● Your objective:
In the listing below, locate the lines that hold the string "this". Copy those lines.

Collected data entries
+ + + + +
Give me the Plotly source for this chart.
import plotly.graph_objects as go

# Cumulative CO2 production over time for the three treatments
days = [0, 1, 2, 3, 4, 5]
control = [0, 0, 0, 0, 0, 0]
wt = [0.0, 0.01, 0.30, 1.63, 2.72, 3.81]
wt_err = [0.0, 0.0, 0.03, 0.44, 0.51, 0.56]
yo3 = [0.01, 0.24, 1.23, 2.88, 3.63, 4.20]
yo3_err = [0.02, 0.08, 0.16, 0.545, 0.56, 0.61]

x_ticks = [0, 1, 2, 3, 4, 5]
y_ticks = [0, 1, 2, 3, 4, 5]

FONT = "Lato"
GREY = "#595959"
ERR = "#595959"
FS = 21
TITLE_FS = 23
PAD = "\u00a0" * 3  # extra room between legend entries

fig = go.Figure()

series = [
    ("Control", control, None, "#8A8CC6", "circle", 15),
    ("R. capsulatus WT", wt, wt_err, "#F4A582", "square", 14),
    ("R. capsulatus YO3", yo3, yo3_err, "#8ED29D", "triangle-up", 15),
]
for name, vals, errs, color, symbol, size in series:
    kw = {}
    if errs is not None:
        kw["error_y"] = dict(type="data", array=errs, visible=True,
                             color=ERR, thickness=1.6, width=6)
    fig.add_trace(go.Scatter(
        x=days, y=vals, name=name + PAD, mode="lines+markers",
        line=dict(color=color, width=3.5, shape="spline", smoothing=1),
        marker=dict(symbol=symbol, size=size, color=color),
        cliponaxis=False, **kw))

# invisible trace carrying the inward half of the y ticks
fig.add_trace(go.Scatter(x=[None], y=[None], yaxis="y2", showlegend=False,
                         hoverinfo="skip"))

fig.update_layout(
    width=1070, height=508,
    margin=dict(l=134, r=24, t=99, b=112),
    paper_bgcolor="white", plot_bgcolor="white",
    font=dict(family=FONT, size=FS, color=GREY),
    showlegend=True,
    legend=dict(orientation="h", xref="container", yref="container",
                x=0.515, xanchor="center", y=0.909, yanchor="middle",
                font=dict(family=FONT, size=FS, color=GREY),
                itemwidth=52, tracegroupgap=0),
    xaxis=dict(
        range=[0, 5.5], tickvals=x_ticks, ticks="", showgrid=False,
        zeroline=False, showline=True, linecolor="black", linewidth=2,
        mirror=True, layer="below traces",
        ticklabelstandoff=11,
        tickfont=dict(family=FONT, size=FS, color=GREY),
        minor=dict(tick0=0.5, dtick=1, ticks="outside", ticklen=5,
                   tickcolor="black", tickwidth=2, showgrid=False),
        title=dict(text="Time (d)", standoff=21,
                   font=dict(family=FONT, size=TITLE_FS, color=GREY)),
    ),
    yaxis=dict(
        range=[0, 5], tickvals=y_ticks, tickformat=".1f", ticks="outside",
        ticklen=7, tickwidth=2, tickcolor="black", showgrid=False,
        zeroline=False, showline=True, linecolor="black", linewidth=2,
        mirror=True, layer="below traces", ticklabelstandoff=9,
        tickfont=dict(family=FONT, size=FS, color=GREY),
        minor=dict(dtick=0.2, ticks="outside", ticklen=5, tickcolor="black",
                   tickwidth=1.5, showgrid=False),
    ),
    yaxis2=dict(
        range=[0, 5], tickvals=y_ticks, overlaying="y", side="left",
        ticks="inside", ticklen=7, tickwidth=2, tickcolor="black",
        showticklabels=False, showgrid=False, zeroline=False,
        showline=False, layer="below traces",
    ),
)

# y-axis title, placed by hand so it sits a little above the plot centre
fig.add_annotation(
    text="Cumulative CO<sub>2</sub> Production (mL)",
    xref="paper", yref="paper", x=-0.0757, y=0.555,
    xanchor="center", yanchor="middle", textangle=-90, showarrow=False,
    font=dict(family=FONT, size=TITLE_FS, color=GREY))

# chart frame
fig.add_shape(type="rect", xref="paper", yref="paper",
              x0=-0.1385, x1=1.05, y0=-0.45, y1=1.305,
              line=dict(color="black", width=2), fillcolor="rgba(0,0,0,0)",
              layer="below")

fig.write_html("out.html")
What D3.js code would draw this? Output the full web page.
+ + + + +
● Exercise response:
Give me the Plotly source for this chart.
What D3.js code would draw this? Output the full web page.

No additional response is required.